Although I missed out on a wonderful cold spell in Nelson in August, it's still cool and occasionally wet, still great gardening weather for moi, but except for short spurts I haven't been outside. Inside needed tidying up, but otherwise I'm trying to reset my weaving and other meaningful pursuits, because among other reasons, Mom now requires financial support.
It appears I'm developing a kind of pattern in my life, though it could be temporary. I seem to start the day cleaning out the kitchen, planning dinner and do other housework; followed by writing and verbal thinking in the morning, (among others, letters, which I have to write to Mom as her new room was too tiny for a clunky laptop;) followed by non-verbal things, like weaving, planning/developing projects, tidying/sorting/experimenting from mid-afternoon onward; and must have menial stuff in the evenings. More than once when I didn't have evening pursuits, I resorted to ironing while watching the telly! I lived without a telly in Japan, so when I came back I couldn't stand all the noise and distraction, (and the amount of advertisement in NZ,) but unfortunately I've gotten back into the pattern of "having it on" in the evenings while staring the the laptop screen at the same time. I started another YA novel last night so hopefully that will get me out of this rut.

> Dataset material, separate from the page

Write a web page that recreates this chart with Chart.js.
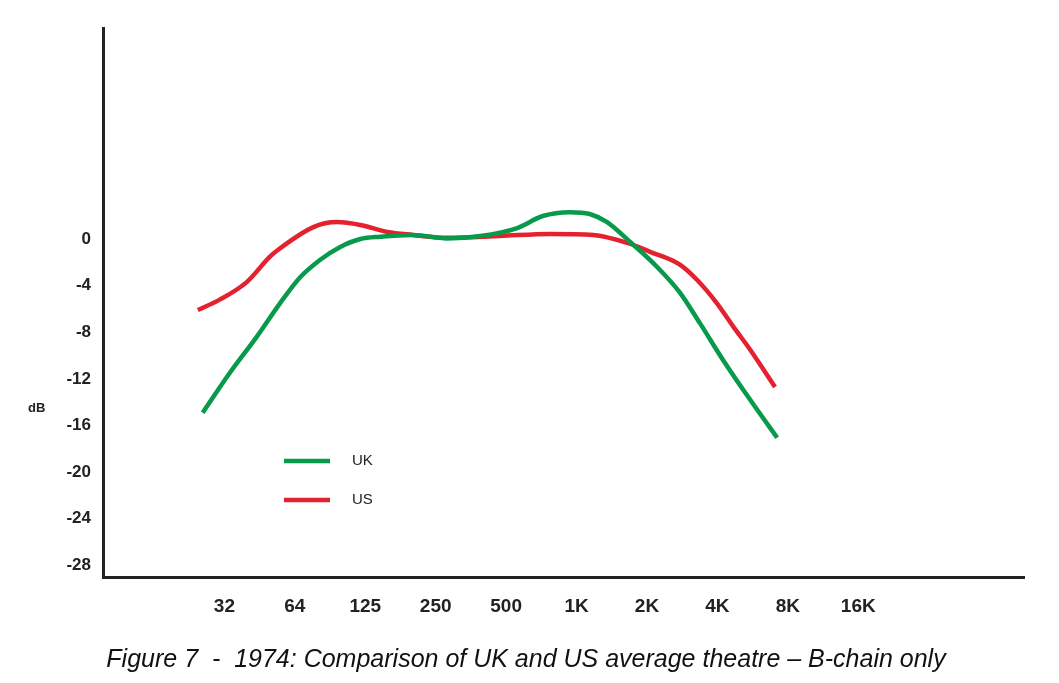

finally seeing the hellebores/pansies come to life in lively cotton colors, except Shaft 8 is not lifting. After a quick assessment, Ben reckons this problem may be a bit more complicated than the myriad of previous problems with this loom. Crikey. Not ideal, as I have two commissions, one a rather urgent one due mid-October, waiting to go on this loom. But then this loom always presented problems just before something big or urgent, so for now I'm going to remain optimistic.
If I lose this loom, though, there is no way I can find/afford anything else like this or even an 8-shaft floor, say, so there is much dread behind gritted teeth in my smiley face. In a strange twist, the feeling life doesn't go the way one hopes, (which is strictly not true - I think we notice only when it doesn't but not so much much when it does,) has become so familiar, I'm haven't become particularly alarmed, frustrated, or pace-around-the-house mad; is this aging, am I jaded, or worse yet, or even a defeatist??
At Mom's, I found a two-thirds finished cashmere/cotton hat she started soon before/after her 2016 exhibition; it wasn't anything spectacular, (read: painfully boring,) but I thought I could finish it while there. No way, I was not only exhausted every night and I couldn't stand to touch wooly things, so I brought it home and finished it; it's wearable if she chooses to wear it. LOL. Check.